START Dataset extract

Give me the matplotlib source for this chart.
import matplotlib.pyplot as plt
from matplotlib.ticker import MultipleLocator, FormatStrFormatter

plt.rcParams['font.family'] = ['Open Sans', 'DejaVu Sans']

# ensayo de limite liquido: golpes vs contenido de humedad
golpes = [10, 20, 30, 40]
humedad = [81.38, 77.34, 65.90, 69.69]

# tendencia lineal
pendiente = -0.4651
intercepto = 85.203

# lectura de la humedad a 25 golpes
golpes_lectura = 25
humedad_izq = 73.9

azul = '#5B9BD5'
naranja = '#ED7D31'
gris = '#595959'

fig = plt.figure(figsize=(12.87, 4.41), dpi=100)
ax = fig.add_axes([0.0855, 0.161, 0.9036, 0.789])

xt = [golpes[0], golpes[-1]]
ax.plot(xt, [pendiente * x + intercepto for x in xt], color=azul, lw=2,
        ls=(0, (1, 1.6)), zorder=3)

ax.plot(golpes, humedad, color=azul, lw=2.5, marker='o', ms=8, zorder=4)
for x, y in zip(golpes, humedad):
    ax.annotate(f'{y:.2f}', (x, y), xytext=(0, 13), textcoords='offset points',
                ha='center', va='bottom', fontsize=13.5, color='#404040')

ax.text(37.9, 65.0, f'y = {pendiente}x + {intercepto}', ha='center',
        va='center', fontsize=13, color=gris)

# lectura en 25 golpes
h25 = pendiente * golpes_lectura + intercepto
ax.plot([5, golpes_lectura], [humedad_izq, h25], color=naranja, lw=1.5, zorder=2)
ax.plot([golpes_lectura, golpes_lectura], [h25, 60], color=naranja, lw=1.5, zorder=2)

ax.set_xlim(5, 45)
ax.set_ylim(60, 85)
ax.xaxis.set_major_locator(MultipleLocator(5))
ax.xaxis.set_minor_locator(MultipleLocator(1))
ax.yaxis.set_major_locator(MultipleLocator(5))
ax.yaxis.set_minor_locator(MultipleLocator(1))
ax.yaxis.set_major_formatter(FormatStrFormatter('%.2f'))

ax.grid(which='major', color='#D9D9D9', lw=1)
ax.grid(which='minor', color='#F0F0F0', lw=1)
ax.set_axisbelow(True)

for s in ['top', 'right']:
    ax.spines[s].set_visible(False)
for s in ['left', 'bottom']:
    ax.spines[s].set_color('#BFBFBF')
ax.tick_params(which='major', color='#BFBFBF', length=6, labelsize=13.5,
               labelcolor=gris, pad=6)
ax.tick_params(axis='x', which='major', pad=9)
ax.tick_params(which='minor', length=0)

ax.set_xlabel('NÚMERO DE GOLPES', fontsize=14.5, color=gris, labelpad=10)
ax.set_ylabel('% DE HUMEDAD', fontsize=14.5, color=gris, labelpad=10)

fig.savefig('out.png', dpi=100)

END Dataset extract

- _Work required_: Looking at the material above, please copy exactly every line from its first line through the line containing "plt.rcParams['font.family'] = ['Open", with both ends included and nothing else.

- _Output_:
Give me the matplotlib source for this chart.
import matplotlib.pyplot as plt
from matplotlib.ticker import MultipleLocator, FormatStrFormatter

plt.rcParams['font.family'] = ['Open Sans', 'DejaVu Sans']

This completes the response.